Review: What happens when someone revered for bringing hope to countless childless couples finds himself at the centre of a scandal? Director Vikram Bhatt’s Tumko Meri Kasam tells one such tale—of visionary IVF specialist Dr. Ajay Murdia (Anupam Kher), who faces allegations of attempted murder. The film navigates dual narratives—his groundbreaking contributions to fertility treatment and the intense courtroom battle that could unravel his life’s work.

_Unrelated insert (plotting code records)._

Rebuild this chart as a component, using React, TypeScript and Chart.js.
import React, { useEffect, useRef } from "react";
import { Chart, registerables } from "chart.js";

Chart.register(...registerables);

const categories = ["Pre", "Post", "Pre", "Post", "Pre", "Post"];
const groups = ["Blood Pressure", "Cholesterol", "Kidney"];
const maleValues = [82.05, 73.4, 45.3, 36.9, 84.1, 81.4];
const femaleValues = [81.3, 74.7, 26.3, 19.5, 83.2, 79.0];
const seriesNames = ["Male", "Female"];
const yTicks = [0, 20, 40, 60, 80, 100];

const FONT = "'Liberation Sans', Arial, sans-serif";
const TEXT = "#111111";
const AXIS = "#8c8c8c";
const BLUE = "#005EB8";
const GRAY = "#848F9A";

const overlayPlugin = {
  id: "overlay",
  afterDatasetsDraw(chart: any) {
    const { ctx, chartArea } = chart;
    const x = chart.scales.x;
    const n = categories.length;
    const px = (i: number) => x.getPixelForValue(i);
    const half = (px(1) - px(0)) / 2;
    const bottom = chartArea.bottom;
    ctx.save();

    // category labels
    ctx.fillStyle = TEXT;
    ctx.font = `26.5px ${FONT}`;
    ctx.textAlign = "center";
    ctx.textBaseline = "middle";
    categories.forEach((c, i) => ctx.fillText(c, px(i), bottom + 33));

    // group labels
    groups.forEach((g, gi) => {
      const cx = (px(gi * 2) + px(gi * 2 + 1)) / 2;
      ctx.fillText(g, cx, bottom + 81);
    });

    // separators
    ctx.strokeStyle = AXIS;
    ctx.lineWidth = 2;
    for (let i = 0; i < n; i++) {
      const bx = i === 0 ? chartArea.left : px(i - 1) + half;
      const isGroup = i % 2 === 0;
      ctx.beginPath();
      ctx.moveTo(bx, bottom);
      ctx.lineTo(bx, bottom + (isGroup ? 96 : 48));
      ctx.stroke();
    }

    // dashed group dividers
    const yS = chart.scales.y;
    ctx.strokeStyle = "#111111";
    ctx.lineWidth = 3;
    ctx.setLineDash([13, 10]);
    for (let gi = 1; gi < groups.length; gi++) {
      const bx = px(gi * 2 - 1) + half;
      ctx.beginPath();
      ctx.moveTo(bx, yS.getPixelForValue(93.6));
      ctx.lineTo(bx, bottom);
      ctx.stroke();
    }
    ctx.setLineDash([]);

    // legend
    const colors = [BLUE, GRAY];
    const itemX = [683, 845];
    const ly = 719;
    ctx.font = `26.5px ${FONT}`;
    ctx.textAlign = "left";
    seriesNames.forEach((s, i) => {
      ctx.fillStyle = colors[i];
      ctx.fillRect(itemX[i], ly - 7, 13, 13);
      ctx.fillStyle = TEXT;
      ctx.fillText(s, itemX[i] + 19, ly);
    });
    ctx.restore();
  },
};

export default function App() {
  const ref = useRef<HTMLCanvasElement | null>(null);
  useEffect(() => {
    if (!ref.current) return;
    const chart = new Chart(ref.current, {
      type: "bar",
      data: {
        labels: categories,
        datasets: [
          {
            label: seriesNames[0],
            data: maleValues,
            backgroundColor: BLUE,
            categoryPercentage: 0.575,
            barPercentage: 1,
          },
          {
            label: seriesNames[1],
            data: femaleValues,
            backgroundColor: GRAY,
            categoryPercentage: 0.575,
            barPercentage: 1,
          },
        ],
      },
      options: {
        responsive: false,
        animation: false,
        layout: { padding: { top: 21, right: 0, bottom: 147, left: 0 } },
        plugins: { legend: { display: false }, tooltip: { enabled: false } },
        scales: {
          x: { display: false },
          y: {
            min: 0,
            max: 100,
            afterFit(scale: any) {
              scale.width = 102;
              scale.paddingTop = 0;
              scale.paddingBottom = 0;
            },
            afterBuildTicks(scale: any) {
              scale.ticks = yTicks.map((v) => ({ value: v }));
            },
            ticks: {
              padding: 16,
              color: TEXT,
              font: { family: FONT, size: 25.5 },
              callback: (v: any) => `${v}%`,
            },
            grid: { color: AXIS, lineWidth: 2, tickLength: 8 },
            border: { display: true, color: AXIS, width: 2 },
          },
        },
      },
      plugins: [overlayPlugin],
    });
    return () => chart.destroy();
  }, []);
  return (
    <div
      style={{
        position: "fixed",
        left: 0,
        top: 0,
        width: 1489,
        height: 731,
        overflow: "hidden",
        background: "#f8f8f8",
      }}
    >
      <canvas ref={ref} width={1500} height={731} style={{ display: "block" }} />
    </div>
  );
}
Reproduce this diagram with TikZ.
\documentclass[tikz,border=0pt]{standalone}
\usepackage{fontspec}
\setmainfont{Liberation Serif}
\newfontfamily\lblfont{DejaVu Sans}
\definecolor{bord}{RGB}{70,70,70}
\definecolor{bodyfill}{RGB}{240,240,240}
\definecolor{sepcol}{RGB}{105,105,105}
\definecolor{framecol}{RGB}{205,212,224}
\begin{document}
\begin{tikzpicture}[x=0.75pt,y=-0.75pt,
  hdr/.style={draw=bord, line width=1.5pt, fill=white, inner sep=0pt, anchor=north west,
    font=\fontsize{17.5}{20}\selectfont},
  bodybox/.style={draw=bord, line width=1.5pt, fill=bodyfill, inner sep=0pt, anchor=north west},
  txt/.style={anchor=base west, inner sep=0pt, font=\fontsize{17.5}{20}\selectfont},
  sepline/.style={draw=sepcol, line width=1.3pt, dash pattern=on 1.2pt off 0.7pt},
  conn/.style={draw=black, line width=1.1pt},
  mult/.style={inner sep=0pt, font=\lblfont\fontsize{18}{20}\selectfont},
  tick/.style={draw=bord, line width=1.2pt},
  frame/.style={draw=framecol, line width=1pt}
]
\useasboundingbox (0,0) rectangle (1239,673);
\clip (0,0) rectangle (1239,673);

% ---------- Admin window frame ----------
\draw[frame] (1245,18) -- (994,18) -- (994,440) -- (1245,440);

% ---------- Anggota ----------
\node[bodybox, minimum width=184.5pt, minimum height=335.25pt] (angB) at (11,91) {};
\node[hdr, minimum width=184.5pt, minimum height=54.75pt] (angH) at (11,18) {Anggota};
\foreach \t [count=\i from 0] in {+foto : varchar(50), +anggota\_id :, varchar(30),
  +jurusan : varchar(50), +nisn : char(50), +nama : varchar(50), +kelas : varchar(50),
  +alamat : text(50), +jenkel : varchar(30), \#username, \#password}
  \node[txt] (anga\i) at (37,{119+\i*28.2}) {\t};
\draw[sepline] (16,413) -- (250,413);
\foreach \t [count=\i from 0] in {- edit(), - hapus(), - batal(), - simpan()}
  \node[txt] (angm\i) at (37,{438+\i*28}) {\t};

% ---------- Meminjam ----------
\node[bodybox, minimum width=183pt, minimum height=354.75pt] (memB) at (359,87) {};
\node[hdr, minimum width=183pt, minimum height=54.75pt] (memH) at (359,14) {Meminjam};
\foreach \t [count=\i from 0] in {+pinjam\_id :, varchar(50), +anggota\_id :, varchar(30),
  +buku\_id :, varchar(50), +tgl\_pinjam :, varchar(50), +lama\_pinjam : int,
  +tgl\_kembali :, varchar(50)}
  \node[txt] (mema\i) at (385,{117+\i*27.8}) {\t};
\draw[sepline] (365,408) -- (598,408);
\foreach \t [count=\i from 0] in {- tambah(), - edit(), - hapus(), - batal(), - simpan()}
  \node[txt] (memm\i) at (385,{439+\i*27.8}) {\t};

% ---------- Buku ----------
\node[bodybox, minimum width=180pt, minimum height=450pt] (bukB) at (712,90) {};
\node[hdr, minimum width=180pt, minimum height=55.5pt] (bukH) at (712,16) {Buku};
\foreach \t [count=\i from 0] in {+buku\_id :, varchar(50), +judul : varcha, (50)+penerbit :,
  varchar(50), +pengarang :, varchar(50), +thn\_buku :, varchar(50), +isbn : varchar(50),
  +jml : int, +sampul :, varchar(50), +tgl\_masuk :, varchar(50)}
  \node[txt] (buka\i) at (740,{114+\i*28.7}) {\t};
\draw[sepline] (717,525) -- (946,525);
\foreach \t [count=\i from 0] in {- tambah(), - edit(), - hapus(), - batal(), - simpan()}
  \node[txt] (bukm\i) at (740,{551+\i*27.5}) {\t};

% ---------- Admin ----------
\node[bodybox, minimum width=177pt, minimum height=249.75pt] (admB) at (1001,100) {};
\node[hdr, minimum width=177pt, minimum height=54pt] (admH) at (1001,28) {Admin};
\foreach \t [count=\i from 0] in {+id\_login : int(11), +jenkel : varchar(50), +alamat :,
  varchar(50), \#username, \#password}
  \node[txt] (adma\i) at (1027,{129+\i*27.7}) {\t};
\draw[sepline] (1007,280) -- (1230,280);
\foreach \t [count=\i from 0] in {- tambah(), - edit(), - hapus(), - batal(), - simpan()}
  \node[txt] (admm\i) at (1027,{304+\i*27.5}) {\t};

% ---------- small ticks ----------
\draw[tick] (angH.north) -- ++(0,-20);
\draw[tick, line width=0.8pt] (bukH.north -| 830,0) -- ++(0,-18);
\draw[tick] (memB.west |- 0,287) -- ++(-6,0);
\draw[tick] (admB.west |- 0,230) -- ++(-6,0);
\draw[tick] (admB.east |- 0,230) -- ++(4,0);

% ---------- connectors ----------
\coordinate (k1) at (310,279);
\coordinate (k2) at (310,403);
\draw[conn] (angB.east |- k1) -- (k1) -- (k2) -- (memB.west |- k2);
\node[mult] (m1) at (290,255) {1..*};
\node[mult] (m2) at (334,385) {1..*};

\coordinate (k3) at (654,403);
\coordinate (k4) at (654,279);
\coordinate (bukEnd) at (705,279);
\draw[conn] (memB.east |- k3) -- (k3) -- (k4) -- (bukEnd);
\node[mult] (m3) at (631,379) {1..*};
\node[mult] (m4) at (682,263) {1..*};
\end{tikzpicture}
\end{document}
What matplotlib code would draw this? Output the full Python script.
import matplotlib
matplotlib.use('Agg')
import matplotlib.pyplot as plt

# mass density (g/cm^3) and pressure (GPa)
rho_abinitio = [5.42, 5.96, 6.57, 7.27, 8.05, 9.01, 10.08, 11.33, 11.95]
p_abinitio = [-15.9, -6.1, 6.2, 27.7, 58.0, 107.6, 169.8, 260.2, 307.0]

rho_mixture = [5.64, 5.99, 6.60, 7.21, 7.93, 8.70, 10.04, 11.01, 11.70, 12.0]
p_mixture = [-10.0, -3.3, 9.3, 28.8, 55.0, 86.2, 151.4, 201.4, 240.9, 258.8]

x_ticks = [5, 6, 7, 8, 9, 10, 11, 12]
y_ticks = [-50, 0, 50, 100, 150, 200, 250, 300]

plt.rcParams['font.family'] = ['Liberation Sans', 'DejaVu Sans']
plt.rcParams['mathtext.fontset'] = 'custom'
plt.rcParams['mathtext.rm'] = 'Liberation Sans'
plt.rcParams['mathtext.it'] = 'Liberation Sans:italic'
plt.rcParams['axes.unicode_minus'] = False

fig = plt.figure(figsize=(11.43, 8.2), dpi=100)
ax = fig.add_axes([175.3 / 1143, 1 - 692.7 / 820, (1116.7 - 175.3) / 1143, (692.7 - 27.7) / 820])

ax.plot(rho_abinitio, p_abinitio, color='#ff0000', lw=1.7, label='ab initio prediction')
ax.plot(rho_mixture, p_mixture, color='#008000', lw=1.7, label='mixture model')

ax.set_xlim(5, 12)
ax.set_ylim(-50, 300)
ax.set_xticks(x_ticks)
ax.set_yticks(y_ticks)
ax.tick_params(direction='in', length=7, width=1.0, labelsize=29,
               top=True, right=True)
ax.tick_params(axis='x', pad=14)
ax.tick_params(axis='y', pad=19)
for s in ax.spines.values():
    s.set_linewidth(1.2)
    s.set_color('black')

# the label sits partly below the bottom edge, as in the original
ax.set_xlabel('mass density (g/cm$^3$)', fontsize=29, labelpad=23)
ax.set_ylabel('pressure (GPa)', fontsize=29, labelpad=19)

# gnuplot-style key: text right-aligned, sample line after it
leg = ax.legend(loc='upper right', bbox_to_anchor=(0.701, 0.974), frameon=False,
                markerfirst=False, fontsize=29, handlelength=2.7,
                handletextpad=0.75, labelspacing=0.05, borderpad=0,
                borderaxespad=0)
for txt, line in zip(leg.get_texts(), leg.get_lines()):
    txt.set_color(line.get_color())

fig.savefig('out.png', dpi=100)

Based on a true story, the film sets the stage for a gripping legal drama intertwined with a heartfelt love story from the outset. Rajeev Khosla (Meherrzan Mazda) accuses Dr Murdia of attempted murder, aiming to usurp his position as chairman of Indira IVF, a vast chain of fertility clinics. Running parallel to this conflict is the doctor’s early journey, where a younger Ajay (Ishwak Singh) battles scepticism and social stigma in the 1980s, a time when fertility clinics were often dismissed as ‘sex clinics.’ Facing opposition from peers and family, Ajay finds unwavering support in his wife, Indira (Adah Sharma). Together, they risk everything to revolutionise fertility treatment and bring hope to struggling couples.
While emotionally engaging, writer-director Bhatt’s storytelling wavers between poignant and dramatic. As the story shifts between romance, tragedy, and the legal battle, the ride doesn’t always feel seamless. At two hours and forty-six minutes, the narrative feels long-drawn and follows a formulaic path with songs. The courtroom sequences oscillate between sharply executed and contrived. However, the film’s emotional core remains intact, especially in moments of personal loss, where the younger Ajay and Indira’s bond is portrayed with tenderness, leaving you teary-eyed.
Anupam Kher delivers a solid performance as the steadfast and betrayed Dr Murdia, fiercely fighting for his clinic and reputation. Esha Deol brings finesse as his defence attorney, Meenakshi, though her role lacks depth beyond the courtroom exchanges. Ishwak Singh as the younger Ajay is a standout—his portrayal captures both the empathy and determination of a doctor ahead of his time. His chemistry with Adah Sharma is natural and compelling, making their love story one of the film’s strongest elements. The duo shines in both romantic and emotionally charged scenes, embodying resilience and unwavering faith in each other.
Durgesh Kumar (Bhushan from Panchayat) makes a brief yet powerful impact in a pivotal courtroom scene. Meherrzan Mazda, playing the antagonist, has a substantial role, yet his motivations feel underexplored. His resentment toward Ajay lacks the complexity needed to make him a formidable adversary.
Tumko Meri Kasam has a strong premise but uneven pacing and a lengthy runtime make it less immersive than it could have been. Still, the film is backed by emotional depth and strong performances.